Entries with chart source code
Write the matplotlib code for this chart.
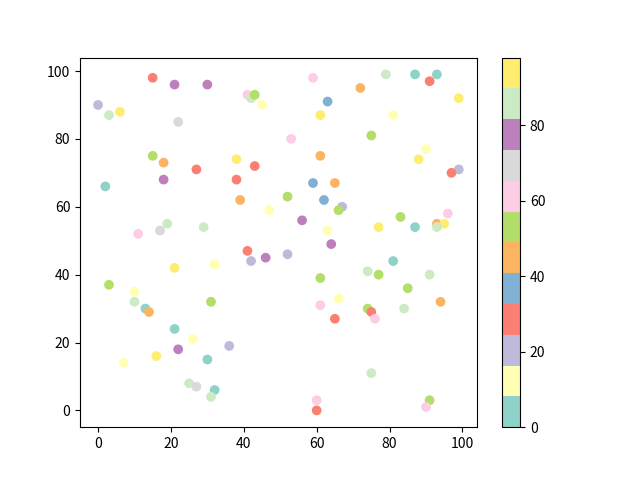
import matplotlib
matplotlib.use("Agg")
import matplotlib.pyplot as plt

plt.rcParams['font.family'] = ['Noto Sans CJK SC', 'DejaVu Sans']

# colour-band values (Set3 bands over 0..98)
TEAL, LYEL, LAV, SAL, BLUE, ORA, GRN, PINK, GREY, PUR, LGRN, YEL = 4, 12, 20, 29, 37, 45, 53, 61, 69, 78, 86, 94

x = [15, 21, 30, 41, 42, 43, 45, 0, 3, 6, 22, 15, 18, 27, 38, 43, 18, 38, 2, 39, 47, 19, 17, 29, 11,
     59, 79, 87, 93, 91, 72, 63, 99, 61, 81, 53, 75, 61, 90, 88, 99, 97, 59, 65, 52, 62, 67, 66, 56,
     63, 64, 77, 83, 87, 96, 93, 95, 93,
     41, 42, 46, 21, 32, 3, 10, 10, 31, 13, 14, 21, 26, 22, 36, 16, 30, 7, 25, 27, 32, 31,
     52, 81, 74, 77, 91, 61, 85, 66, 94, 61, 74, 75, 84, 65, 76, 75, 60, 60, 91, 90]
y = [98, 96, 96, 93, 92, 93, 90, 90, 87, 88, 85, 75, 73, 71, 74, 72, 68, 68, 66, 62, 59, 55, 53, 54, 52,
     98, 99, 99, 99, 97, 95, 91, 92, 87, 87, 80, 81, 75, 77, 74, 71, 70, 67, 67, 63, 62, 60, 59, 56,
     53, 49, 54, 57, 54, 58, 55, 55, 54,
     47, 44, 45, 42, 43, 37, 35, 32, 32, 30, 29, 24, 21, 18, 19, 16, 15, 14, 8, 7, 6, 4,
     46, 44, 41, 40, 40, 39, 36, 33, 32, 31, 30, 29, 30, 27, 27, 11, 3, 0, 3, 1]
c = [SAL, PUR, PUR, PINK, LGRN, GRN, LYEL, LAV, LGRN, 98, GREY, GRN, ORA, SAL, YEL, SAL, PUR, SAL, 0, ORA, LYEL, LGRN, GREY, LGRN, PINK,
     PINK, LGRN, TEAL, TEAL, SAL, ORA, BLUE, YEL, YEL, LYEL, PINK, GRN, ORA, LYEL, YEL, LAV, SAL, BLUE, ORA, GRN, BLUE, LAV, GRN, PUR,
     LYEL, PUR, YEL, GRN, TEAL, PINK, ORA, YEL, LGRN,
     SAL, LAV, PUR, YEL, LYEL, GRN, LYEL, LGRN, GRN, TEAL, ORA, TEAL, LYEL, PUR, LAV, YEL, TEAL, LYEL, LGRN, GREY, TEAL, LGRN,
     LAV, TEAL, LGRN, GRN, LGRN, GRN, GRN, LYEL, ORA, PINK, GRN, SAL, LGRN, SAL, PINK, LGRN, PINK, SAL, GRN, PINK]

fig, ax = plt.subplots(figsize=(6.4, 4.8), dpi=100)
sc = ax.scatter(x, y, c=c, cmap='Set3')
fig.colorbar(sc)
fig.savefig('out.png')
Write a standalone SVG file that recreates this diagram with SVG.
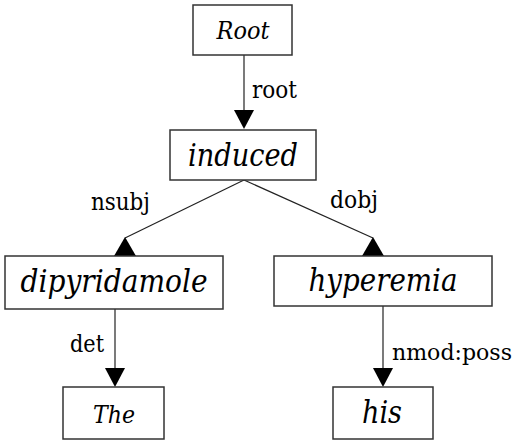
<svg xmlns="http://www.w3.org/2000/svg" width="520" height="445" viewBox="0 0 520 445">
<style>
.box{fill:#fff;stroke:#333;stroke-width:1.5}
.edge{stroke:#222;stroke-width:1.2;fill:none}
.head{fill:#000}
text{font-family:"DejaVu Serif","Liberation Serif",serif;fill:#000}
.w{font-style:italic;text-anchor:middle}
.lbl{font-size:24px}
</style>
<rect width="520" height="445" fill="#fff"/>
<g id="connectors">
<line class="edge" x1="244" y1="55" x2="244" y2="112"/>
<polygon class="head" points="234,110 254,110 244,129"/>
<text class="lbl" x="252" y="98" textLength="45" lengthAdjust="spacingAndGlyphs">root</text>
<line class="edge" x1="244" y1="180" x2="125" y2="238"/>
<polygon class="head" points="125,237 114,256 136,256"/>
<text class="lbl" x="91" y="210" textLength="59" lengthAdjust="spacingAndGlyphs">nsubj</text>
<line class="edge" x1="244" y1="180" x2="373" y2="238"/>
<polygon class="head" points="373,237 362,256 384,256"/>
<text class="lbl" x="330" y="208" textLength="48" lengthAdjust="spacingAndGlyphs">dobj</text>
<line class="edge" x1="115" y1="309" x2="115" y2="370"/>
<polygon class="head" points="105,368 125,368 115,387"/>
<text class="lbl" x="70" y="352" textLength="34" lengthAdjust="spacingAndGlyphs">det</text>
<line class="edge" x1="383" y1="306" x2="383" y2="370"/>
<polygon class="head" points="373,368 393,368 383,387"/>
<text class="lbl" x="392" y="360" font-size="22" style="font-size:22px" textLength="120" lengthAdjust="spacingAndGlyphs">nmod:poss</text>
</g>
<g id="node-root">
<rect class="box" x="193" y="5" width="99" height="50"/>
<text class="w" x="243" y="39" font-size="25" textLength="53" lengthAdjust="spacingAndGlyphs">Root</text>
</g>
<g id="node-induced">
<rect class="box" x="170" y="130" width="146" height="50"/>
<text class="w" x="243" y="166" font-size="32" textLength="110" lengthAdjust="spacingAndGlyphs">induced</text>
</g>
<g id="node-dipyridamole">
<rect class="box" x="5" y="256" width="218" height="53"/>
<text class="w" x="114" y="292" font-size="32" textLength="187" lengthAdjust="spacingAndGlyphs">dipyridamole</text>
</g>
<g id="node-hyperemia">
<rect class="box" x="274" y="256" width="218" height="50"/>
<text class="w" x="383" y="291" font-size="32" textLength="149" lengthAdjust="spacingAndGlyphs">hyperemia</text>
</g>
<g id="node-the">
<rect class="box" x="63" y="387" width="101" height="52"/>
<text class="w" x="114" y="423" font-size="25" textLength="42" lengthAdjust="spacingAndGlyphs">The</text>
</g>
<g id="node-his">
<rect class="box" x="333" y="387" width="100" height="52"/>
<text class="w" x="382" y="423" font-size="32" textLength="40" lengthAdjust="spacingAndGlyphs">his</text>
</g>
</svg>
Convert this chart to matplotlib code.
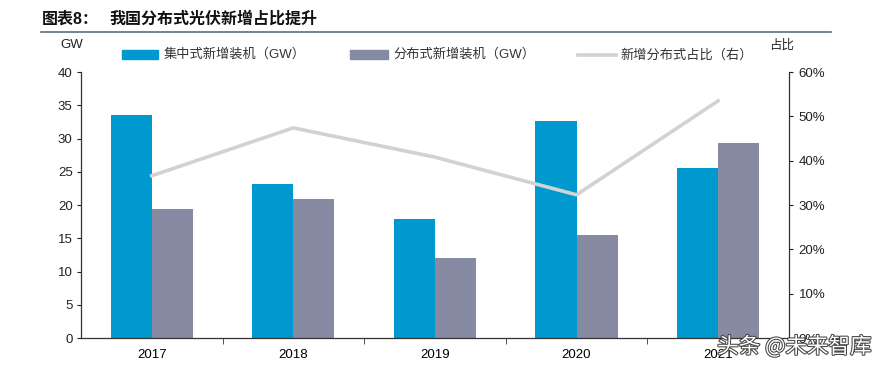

- Task prompt
The lines from the start of the entries above through the one containing "69, 78, 86, 94" are to be retyped exactly, and no others. Pictures are left out.

- Exercise answer
Write the matplotlib code for this chart.
import matplotlib
matplotlib.use("Agg")
import matplotlib.pyplot as plt

plt.rcParams['font.family'] = ['Noto Sans CJK SC', 'DejaVu Sans']

# colour-band values (Set3 bands over 0..98)
TEAL, LYEL, LAV, SAL, BLUE, ORA, GRN, PINK, GREY, PUR, LGRN, YEL = 4, 12, 20, 29, 37, 45, 53, 61, 69, 78, 86, 94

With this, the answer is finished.